Are Whites becoming a minority in US? Population growth driven by people of color, says census
The most growth was seen among Hispanics, who have doubled their share of the population over the last three decades to around 20 percent
The US demographics are changing, according to a report, which stated that for the first time in US history, the population growth of people of color is far exceeding the growth of White population. The 2020 Census report coming out on August 12 and whose preliminary data was seen by The Washington Post, said that the growth of ethnic and racial populations has increased over the past decade.

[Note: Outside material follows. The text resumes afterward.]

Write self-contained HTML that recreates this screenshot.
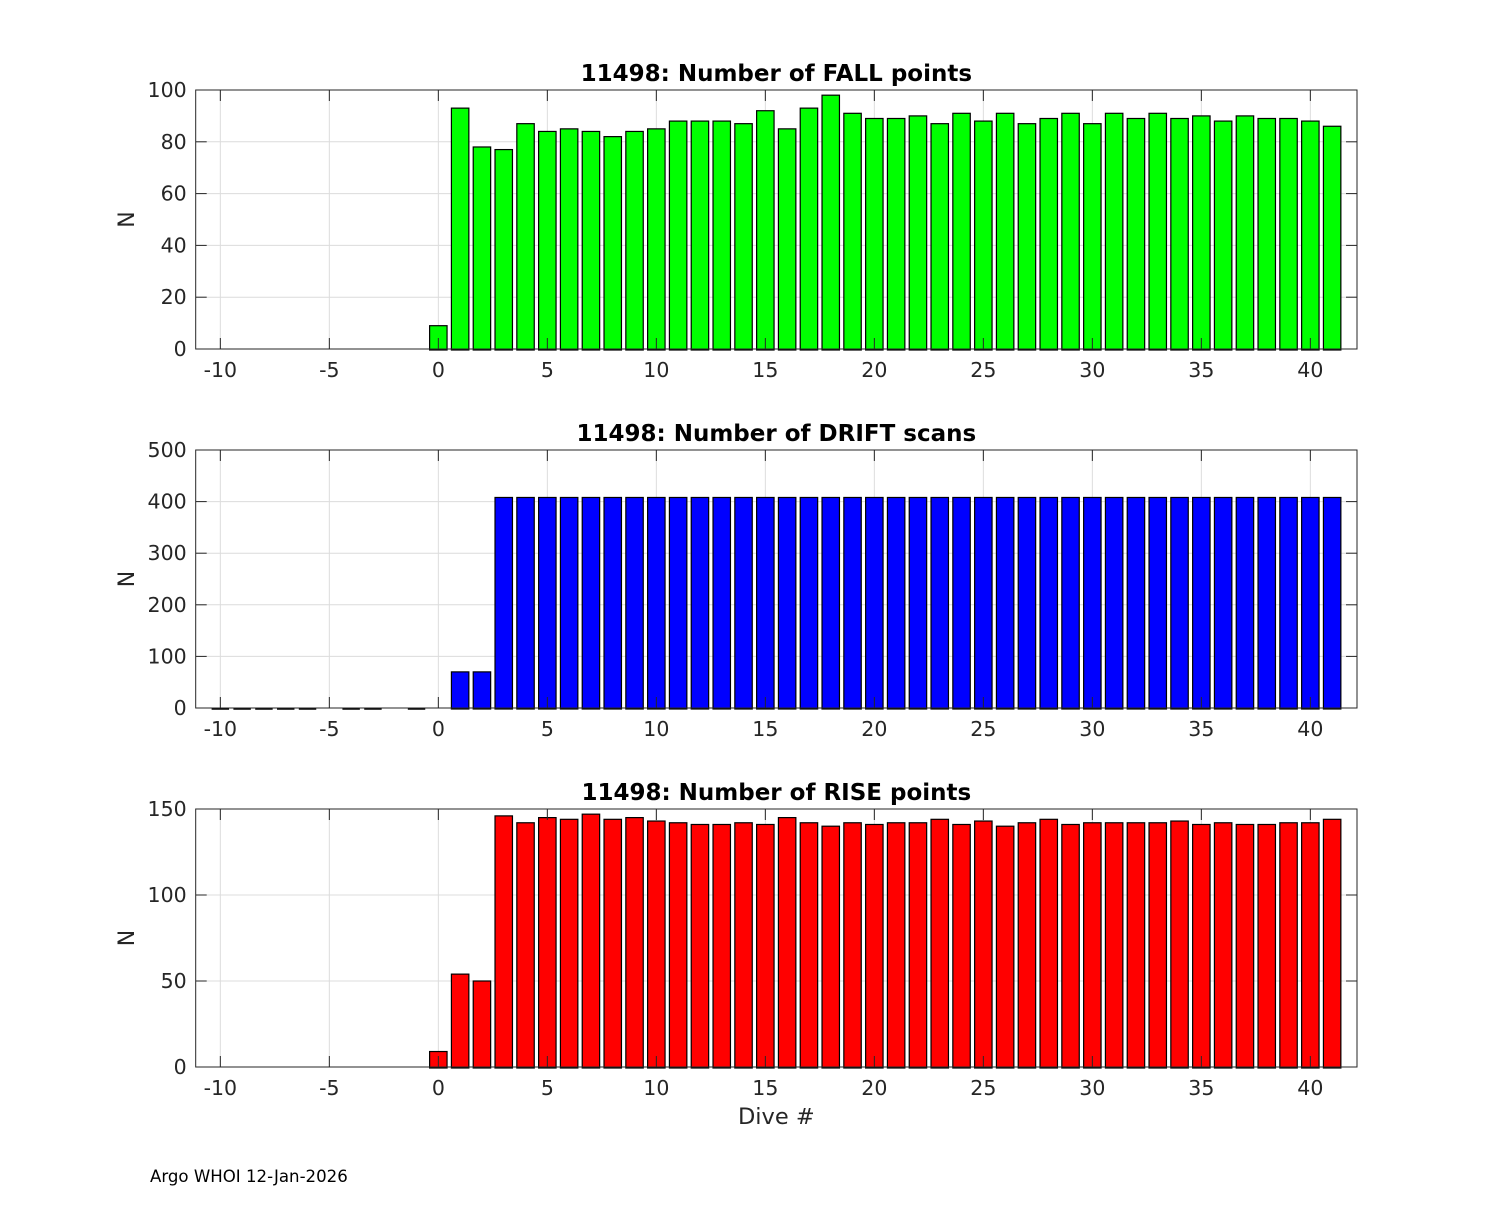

The census data will disclose how the US’ White population is shrinking, and all population growth in the country has been driven by minorities. William Frey, a demographer at the Brookings Institution, said, “Twenty years ago if you told people this was going to be the case, they wouldn’t have believed you.” He noted that the opioid epidemic and lower-than-anticipated birth rates among millennials after the Great Recession are the reasons behind the decline of the White population. “The country is changing dramatically,” Frey added.
According to reports, the most growth was seen among Hispanics, who have doubled their share of the population over the last three decades to around 20 percent. They are apparently behind half of the nation's growth since 2010 and are believed to be about half the growth in over a dozen states like Texas, Florida, Arizona, New Mexico, and Nevada.
On the other hand, Black population has stayed steady at nearly 12.5 percent; Asians who constituted about 3 percent of the population in 1990, could double their population in the 2020 Census. The number of White people could go below 60 percent in American history for the first time while most of the under-18 population will probably be non-White.
Frey also mentioned that the trend is likely to continue till 2045 when the White population will dip below 50 percent, removing any kind of racial majority in the nation. Besides, between 2015 and 2060, the Hispanic and Asian populations will probably increase double in size and the multiracial population is likely to get tripled because of both immigration and births.
Arturo Vargas, chief executive of NALEO Educational Fund, a Latino advocacy group, said that the changing demographics of the country should make state officials put Hispanics at the lead while making policies and drawing districts. “People haven’t recognized that Latinos are changing the face of the nation. There is a meaningful and significant Latino population in virtually all states, except maybe Vermont, New Hampshire and Maine. … What I would hope is that policymakers begin looking at their decisions about resource allocation and other policies through a Latino lens,” Vargas noted, before adding, “We know people migrate to where there are economic opportunities. In cities in Kansas … the meatpacking industry was kept going because of Latino workers.”
On the other hand, Marc Morial, president and chief executive of the National Urban League, explained a possible reason why Hispanics living in the US may have avoided the census earlier. He said because of former President Donald Trump’s immigration policies and failed mandate to include a citizenship question in the 2020 census, people of color were not counted accurately by the Census Bureau. “I fear an undercount of people of color because of the way the census was conducted. It was politicized from the very beginning by the Trump administration, notwithstanding the valiant efforts by the Census Bureau to push back on that politicization,” Morial, whose organization sued the government over its decision to end the count earlier than planned, added.